North Korean leader Kim Jong-il put on quite a show for Secretary of State Madeleine Albright in Pyongyang this week. The communist leader treated Mrs. Albright to an extravaganza a la Kim, climaxing with a well-choreographed flash-card image of a long-range ballistic missile launch and dancers performing mock military drills. The final scene of the show was titled, "We will support our powerful nation with rifles."

The display, which commemorated the 55th anniversary of the North Korean communist party, was an odd way of honoring Mrs. Albright's diplomatic overture. Mr. Kim was undoubtedly aware that Mrs. Albright made the trip to nudge North Korea towards dismantling its missile program. Mrs. Albright, who applauded obligingly during the 90 minute ode to communism, failed to show she was in any way put-off by the mock missile launch and other exercises. And when the secretary of state visited a kindergarten Monday morning, she went so far as to join five-year-olds in a dance to music about a boy who proves his valor fighting imperialist aggressors. It seems that Mr. Kim must have quiet a sense of humor.

Mrs. Albright's trip has certainly given the world a rare glimpse of the hermit country and its leader. If anything captured the tone of Mrs. Albright's visit, it was the surreal background of clouds and flowers used for the Albright-Kim photo-op. Much of the Mr. Kim's behavior was mystifying and the Koreans themselves seemed otherworldly.

When Mrs. Albright and Mr. Kim entered the May Day Stadium for the anniversary extravaganza, the huge crowd "rose in unison, and to thunderous music, people fervently stretched their arms toward Mr. Kim as if to a deity," reported the New York Times.
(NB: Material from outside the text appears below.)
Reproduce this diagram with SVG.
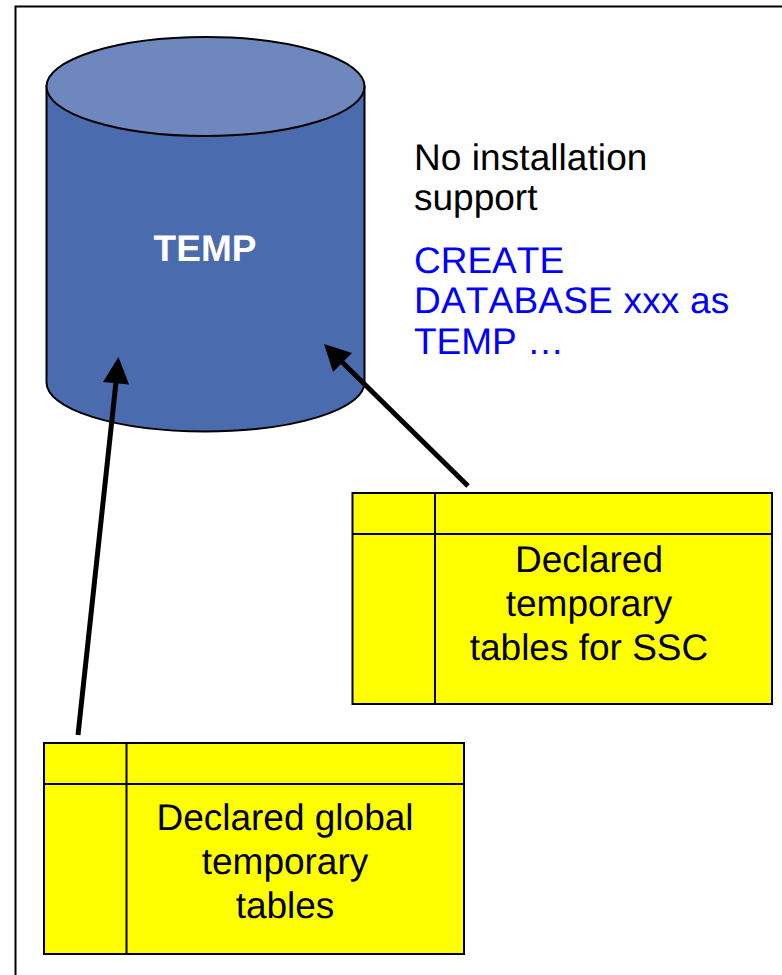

These demonstrations of devotion appear to be a ritual de jour for North Koreans. South Koreans, who after 50 years have finally been given the opportunity to visit their kin in North Korea, say that their relatives repeat words of praise for their "dear leader" in a robotic mantra. This reverence is especially eerie since an estimated 2 million North Koreans have died from famine under communist rule.

North Korea is now courting the West and South Korea in order to avert another mass famine. The Rome-based World Food Program said last month that North Korea reported losing nearly one-third of its total grain needs to flood, drought and heat waves this year.

The United States already provides nearly 70 percent of the food aid North Korea receives. But U.S. officials would be prepared to give North Korea even more in aid in exchange for a commitment from the regime to limit its missile program and its arm sales to rogue states, such as Iran and Syria.

Unfortunately, the Clinton administration hardly has any credibility on reducing weapons proliferation, since the State Department was forced to acknowledge this week that in 1995 Vice President Al Gore agreed to keep secret Russia's sale of arms and nuclear technology to Iran. The White House can hardly chastise North Korea for making the same type of sales.

North Korea reportedly made a vague promise to Mrs. Albright to use "restraint" in its missile program. But given the cast of characters in the State Department, the White House would be wise in letting South Korea take the lead in negotiations with North Korea. When South Korea's president, Kim Dae-jung, visited the North, at least he was spared the mock missile launches, military drills and songs about imperialist aggressors.